The Altruists is an upcoming American television limited series created by Graham Moore about the collapse of cryptocurrency exchange FTX. It will star Julia Garner and Anthony Boyle and is set to be released on Netflix.

==Premise==
The series centres around Sam Bankman-Fried, founder of FTX and cryptocurrency trading firm Alameda Research, and his business partner and girlfriend Caroline Ellison, co-CEO of Alameda. Both were at the helm when FTX collapsed in November 2022 and it was found that Alameda had used FTX customer funds in violation of the FTX terms of service.

==Cast ==
===Main===
- Julia Garner as Caroline Ellison, co-CEO of Alameda Research
- Anthony Boyle as Sam Bankman-Fried, CEO of FTX and co-founder of Alameda Research and FTX
- Alex Lawther as Sam Trabucco, co-CEO of Alameda Research
- Matt Rife as Ryan Salame, CEO of FTX Digital Markets
- Madison Hu as Constance Wang, FTX COO
- Karan Soni as Nishad Singh, FTX head of engineering
- Eugene Young as Gary Wang, FTX CTO
- Naomi Okada as Claire Watanabe
===Recurring===
- Hudson Williams as Duncan Rheingans-Yoo
- Jennifer Grey as Sarah Fisher Ellison
- Terry Chen as Changpeng Zhao, CEO of Binance
- Elizabeth Adams as Hannah
- Hannah Galway as Lucy
- Maddie Hasson as Lauren Platt
- Marianna Phung as Lily Zhang
- Paul Reiser as Joe Bankman, Sam's father and a Stanford law professor
- Robin Weigert as Barbara Fried, Sam's mother and a Stanford law professor
- William Mapother as Dr. George Lerner
- Jack Greenlees as Will MacAskill
- Donald Heng as Hot Steve
- David James Lewis as Bill
- Jasmine Lukuku as Valerie

== Episodes ==

| No. | Title | Directed by | Written by | Original release date |
|---|---|---|---|---|
| 1 | TBA | James Ponsoldt | Graham Moore | November 19, 2026 |
| 2 | TBA | Kyle Patrick Alvarez | TBA | November 19, 2026 |
| 3 | TBA | Kyle Patrick Alvarez | TBA | November 19, 2026 |
| 4 | TBA | Mairzee Almas | TBA | November 19, 2026 |
| 5 | TBA | Mairzee Almas | TBA | November 19, 2026 |
| 6 | TBA | Graham Moore | TBA | November 19, 2026 |
| 7 | TBA | Silver Tree | TBA | November 19, 2026 |
| 8 | TBA | Silver Tree | TBA | November 19, 2026 |

==Production==
The eight-part limited series about the collapse of cryptocurrency exchange FTX was created by Graham Moore, who served as co-showrunner with Jacqueline Hoyt. Alongside Hoyt and Moore, executive producers include Barack and Michelle Obama, Vinnie Malhotra and Jessie Dicovitsky for Higher Ground, Scoop Wasserstein for New York Magazine/Vox Media Studios, Lauren Morelli, Tonia Davis, and James Ponsoldt who also directed the first episode. The series was commissioned by Netflix.

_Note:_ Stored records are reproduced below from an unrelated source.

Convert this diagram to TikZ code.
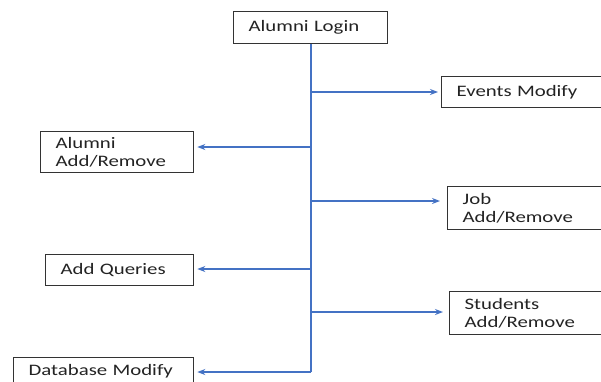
\documentclass[tikz,border=0pt]{standalone}
\usepackage{fontspec}
\setmainfont{Carlito}[FakeStretch=1.3]
\usetikzlibrary{arrows.meta}
\definecolor{lineblue}{RGB}{68,114,196}
\definecolor{txt}{RGB}{35,35,35}
\tikzset{
  box/.style={draw=black!80, line width=1.3pt, rectangle, anchor=north west, inner xsep=15pt, inner ysep=0pt,
    align=left, text=txt, font=\fontsize{16}{18}\selectfont},
  link/.style={draw=lineblue, line width=1.4pt},
  arr/.style={link, -{Stealth[length=8pt,width=6pt]}, shorten >=3pt}
}
\begin{document}
\begin{tikzpicture}[x=1pt,y=-1pt]
\clip (0,0) rectangle (601,381);
\fill[white] (0,0) rectangle (601,381);
% boxes
\node[box, minimum width=154pt, minimum height=32pt, text width=124pt] (login) at (233,11) {Alumni Login};
\node[box, minimum width=170pt, minimum height=31pt, text width=140pt] (ev) at (441,76) {Events Modify};
\node[box, minimum width=153pt, minimum height=41pt, text width=123pt] (al) at (40,131) {Alumni\\Add/Remove};
\node[box, minimum width=165pt, minimum height=43pt, text width=135pt] (job) at (447,186) {Job\\Add/Remove};
\node[box, minimum width=148pt, minimum height=31pt, text width=118pt] (qu) at (45,254) {Add Queries};
\node[box, minimum width=165pt, minimum height=43pt, text width=135pt] (st) at (449,291) {Students\\Add/Remove};
\node[box, minimum width=180pt, minimum height=28pt, text width=150pt] (db) at (13,357) {Database Modify};
% spine coordinates
\coordinate (s1) at (311,92);
\coordinate (s2) at (311,147);
\coordinate (s3) at (311,201);
\coordinate (s4) at (311,269);
\coordinate (s5) at (311,312);
\coordinate (s6) at (311,372);
% spine and arrows
\draw[link] (login.south -| s1) -- (s6);
\draw[arr] (s6) -- (s6 -| db.east);
\draw[arr] (s1) -- (s1 -| ev.west);
\draw[arr] (s2) -- (s2 -| al.east);
\draw[arr, shorten >=7pt] (s3) -- (s3 -| job.west);
\draw[arr] (s4) -- (s4 -| qu.east);
\draw[arr, shorten >=6pt] (s5) -- (s5 -| st.west);
\end{tikzpicture}
\end{document}
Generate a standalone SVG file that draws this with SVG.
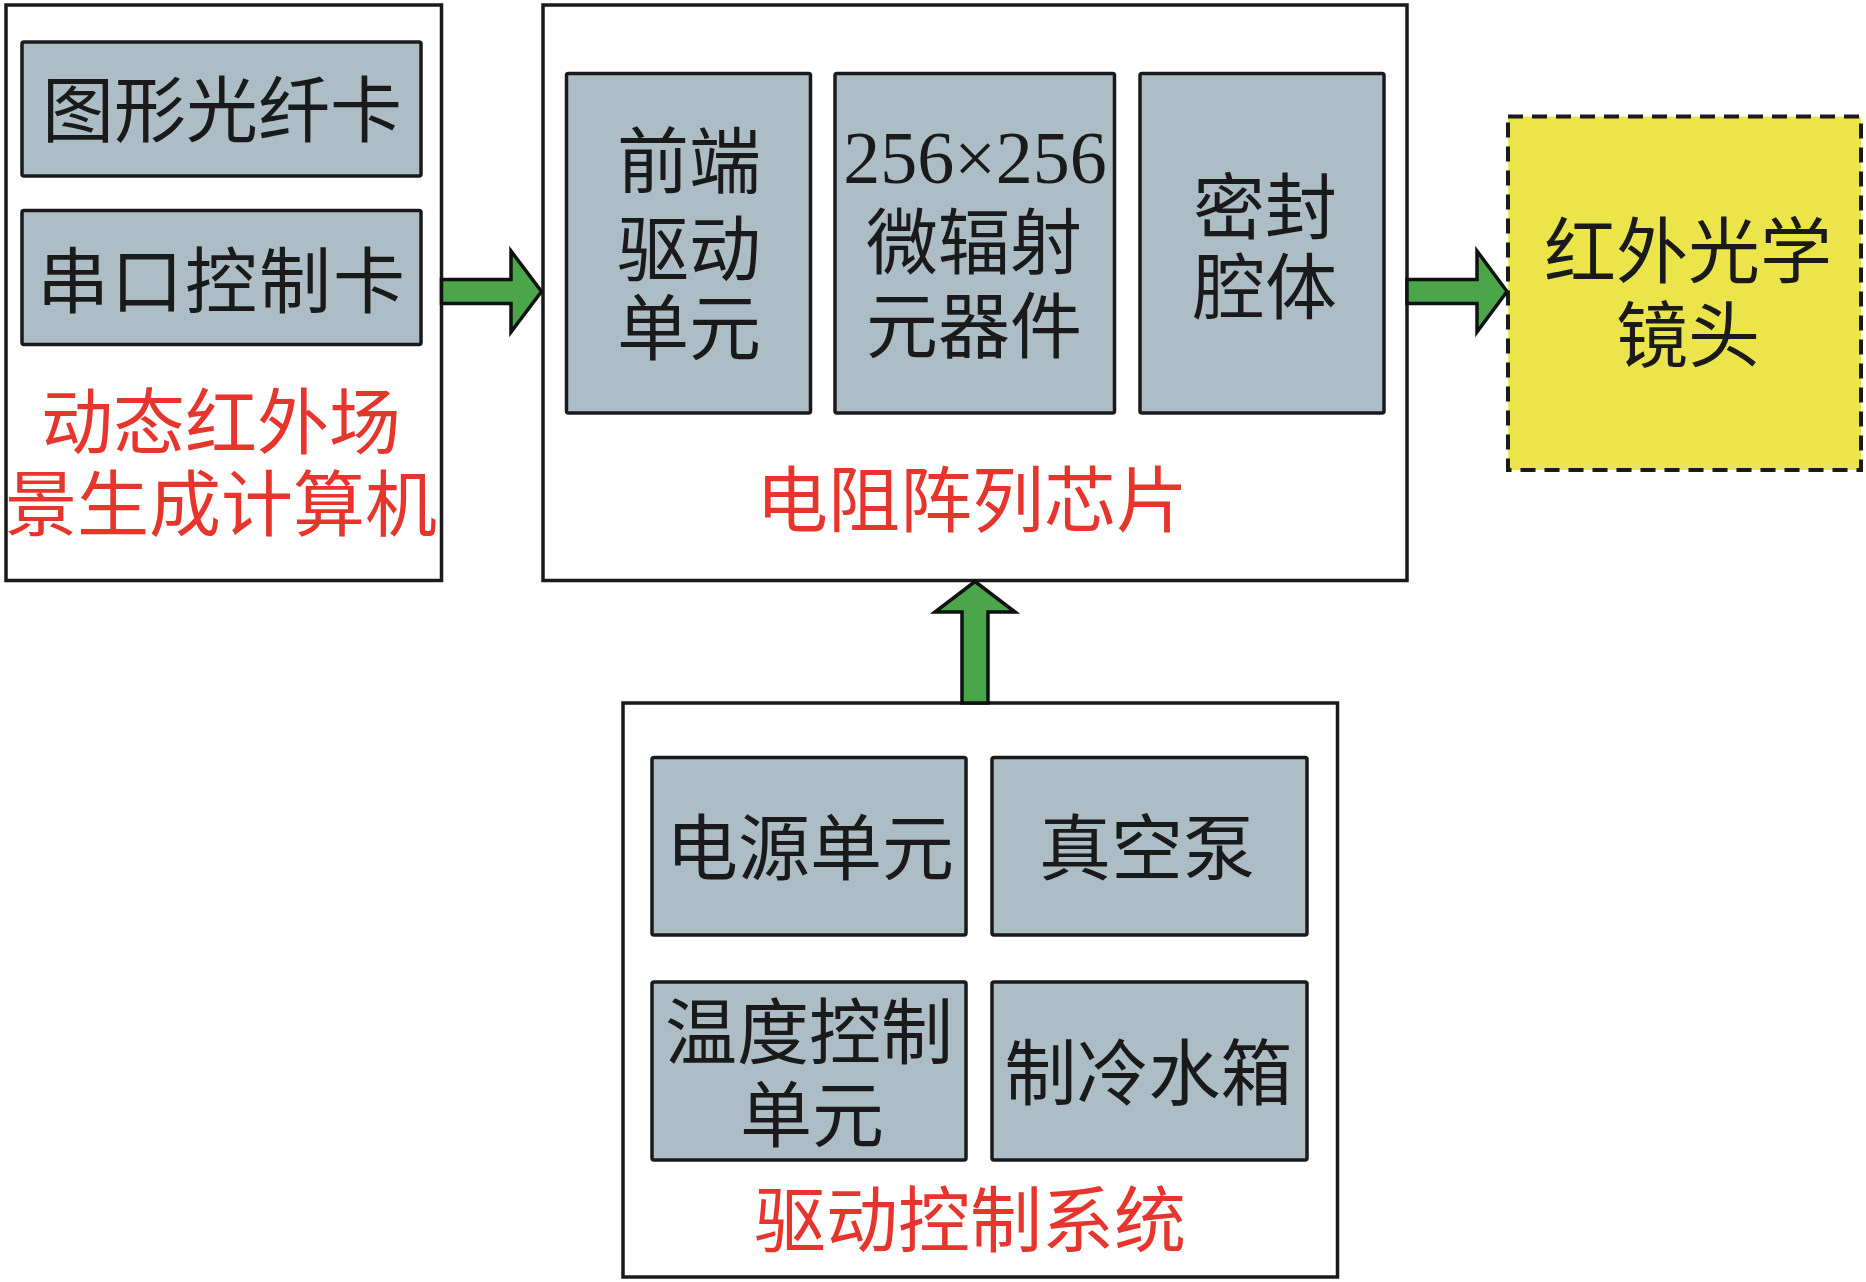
<svg xmlns="http://www.w3.org/2000/svg" width="1866" height="1282" viewBox="0 0 1866 1282">
<style>
.outer{fill:#ffffff;stroke:#1a1a1a;stroke-width:3.5}
.unit{fill:#adbdc6;stroke:#1a1a1a;stroke-width:3.5}
.lens{fill:#ebe54b;stroke:#1a1a1a;stroke-width:4;stroke-dasharray:15 9}
.arrow{fill:#4ba54b;stroke:#111111;stroke-width:3.5;stroke-linejoin:miter}
.t{font-family:"Noto Sans CJK SC","Liberation Serif",sans-serif;font-size:72px;fill:#1a1a1a;text-anchor:middle}
.num{font-family:"Liberation Serif",serif;font-size:74px;fill:#1a1a1a;text-anchor:middle}
.red{fill:#e5352c}
</style>
<rect x="0" y="0" width="1866" height="1282" fill="#ffffff"/>
<g id="computer">
<rect class="outer" x="6" y="5" width="435.5" height="575.5"/>
<g id="graphics-card">
<rect class="unit" x="22" y="42" width="399" height="134" rx="2"/>
<text class="t" x="222" y="136">图形光纤卡</text>
</g>
<g id="serial-card">
<rect class="unit" x="22" y="210.5" width="399" height="134" rx="2"/>
<text class="t" x="222" y="307" letter-spacing="2">串口控制卡</text>
</g>
<text class="t red" x="221" y="448">动态红外场</text>
<text class="t red" x="221" y="530">景生成计算机</text>
</g>
<g id="chip">
<rect class="outer" x="543" y="5" width="864" height="575.5"/>
<g id="front-driver">
<rect class="unit" x="566.5" y="73.5" width="244" height="339.5" rx="2"/>
<text class="t" x="689" y="187">前端</text>
<text class="t" x="689" y="275">驱动</text>
<text class="t" x="689" y="354">单元</text>
</g>
<g id="micro-emitter">
<rect class="unit" x="835" y="73.5" width="279.5" height="339.5" rx="2"/>
<text class="num" x="975" y="183">256×256</text>
<text class="t" x="974" y="268">微辐射</text>
<text class="t" x="974" y="352">元器件</text>
</g>
<g id="sealed-cavity">
<rect class="unit" x="1140" y="73.5" width="244" height="339.5" rx="2"/>
<text class="t" x="1265" y="233">密封</text>
<text class="t" x="1265" y="313">腔体</text>
</g>
<text class="t red" x="972" y="526">电阻阵列芯片</text>
</g>
<g id="ir-lens">
<rect class="lens" x="1508" y="116.5" width="353" height="353.5"/>
<text class="t" x="1688" y="277">红外光学</text>
<text class="t" x="1688" y="361">镜头</text>
</g>
<g id="drive-control">
<rect class="outer" x="623" y="703" width="714.5" height="574"/>
<g id="power-unit">
<rect class="unit" x="652" y="757.5" width="314" height="177.5" rx="2"/>
<text class="t" x="810" y="874">电源单元</text>
</g>
<g id="vacuum-pump">
<rect class="unit" x="992" y="757.5" width="315" height="177.5" rx="2"/>
<text class="t" x="1147" y="874">真空泵</text>
</g>
<g id="temp-control">
<rect class="unit" x="652" y="982" width="314" height="178" rx="2"/>
<text class="t" x="809" y="1058">温度控制</text>
<text class="t" x="812" y="1141">单元</text>
</g>
<g id="water-tank">
<rect class="unit" x="992" y="982" width="315" height="178" rx="2"/>
<text class="t" x="1148.5" y="1099">制冷水箱</text>
</g>
<text class="t red" x="970" y="1246">驱动控制系统</text>
</g>
<g id="connectors">
<polygon class="arrow" points="441.5,279.5 511,279.5 511,251 541.5,291.5 511,332 511,303.5 441.5,303.5"/>
<polygon class="arrow" points="1407,279.5 1477,279.5 1477,251 1507,291.5 1477,332 1477,303.5 1407,303.5"/>
<polygon class="arrow" points="962,703 962,612 935,612 975,581.5 1015,612 988,612 988,703"/>
</g>
</svg>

The cast is led by Julia Garner as Caroline Ellison with Anthony Boyle portraying Sam Bankman-Fried. Garner also serves as an executive producer. Additional cast members such as Alex Lawther, Madison Hu and Matt Rife joined the cast in July 2025. In a September 2025 interview, Hudson Williams revealed that he had joined the cast in an undisclosed role. His role was later confirmed in a March 2026 announcement, along with the casting of Jennifer Grey, Terry Chen, Elizabeth Adams, Hannah Galway, and William Mapother.

Filming began in Vancouver, British Columbia, in July 2025 and was scheduled to continue into the fourth quarter of 2025. Filming concluded in November 2025.

== Release ==
The limited series is set to premiere on November 19, 2026.